Hello BP friends!
What's the rule of thumb for creating a capex reserve? (as a percentage of total revenue)
At day 1 of owning the property, do you typically have some $ sitting in the reserve?
I have done several different methods over the years. But my latest is to build a 20 year chart of expected capex items and determine what my cost will be over my portfolio. I have found that I need to put away around 60/mo for my SFR and 90/mo for my duplexes. Right now, I'm actually putting away more because I have two upcoming roof replacements.
I have used a metric of 12% for maintenance and capex. I don't like this method as much since maintenance costs depend more on the building and location then the rent.
When I started buying properties I didn't even know what reserves meant.

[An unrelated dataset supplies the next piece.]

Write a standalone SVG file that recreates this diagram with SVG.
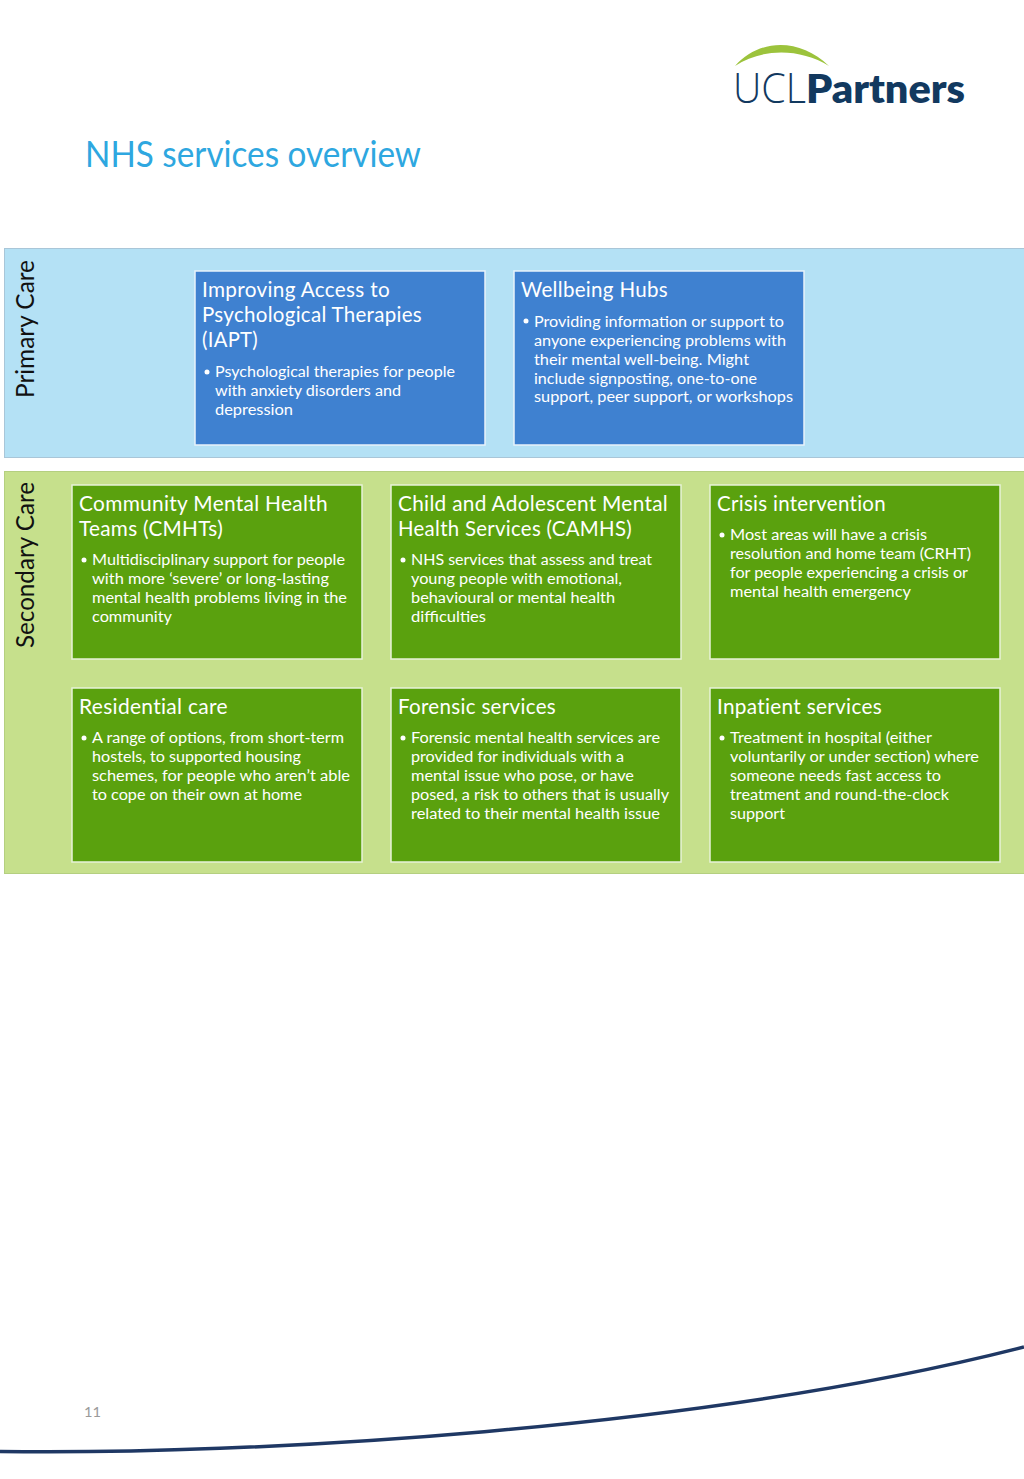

I was about 6 properties into investing, both guns blazing, working half days (12 hours a day) trying to accumulate more.
Today I review a calculate reserves at around 7% of gross rent.
Yes! as of day 1 you want some money in the bank for .....WHATEVER! This should be factored into your cost of acquiring the property.
Connor, no worries. My list is on my other computer, so here goes from memory:
Roof, Furnace, water heater, AC, swamp cooler, lawn (I have some artificial lawns), electrical system, plumbing, windows, siding, kitchen, baths, floors, insulation. I'm sure I missed something.
Many items are property dependent, may be unnecessary, or could be expensed out. These are the items I have planned for on my properties. There may be other large expenses on your properties not listed here. I just think its prudent to set aside enough money each month so a large expense is not a crippling expense.
While not capex, I would not forget routine preventive maintenance items. Those costs add up but can save you long term. Gutters, furnace filters, duct cleaning, dryer vents, detector batteries etc etc.
I don't have any set amounts. The Closing cost and inspection cost will be dictated by the size of your loan and property ( SFH vs. multi unit). Just don't be like some people and account for only the down payment when buying a property.
If possible, I believe having some funds put aside right after closing is important. You never know if something could break right after closing. What if your central A/C went out? Where would you get the funds to replace it? That is just one example. As you hold the property, put some money back each month. As you build your reserves you are building an insurance policy to cover you in times of need (and they WILL come). As your property cash flows, and you have built a good cash reserve, then you can start using excess cash to invest in more units. Within the last few months I put a new roof on one unit and 3 central A/C units in three other rentals. Total cost was about 14K. Having the funds put away for these expenses made it easy to handle them. If your units are newer or have newer systems, you could put away maybe 7% of gross rents. Old units that require more maintenance and replacements might mean holding back about 8% of gross rents. There is no magic formula. I may not actually need that 7%, but having it and not needing it is a lot better than scrambling for funds and not knowing where to get them. Peace of mind has a benefit in and of itself.
John Thedford, John Thedford | 239‑200‑5600 | http://www.capehomebuyers.com
unless there is obvious and significant deferred maintenance, allocate $200/unit aside. Most banks who are lending on the property will automatically underwrite $200-400/unit.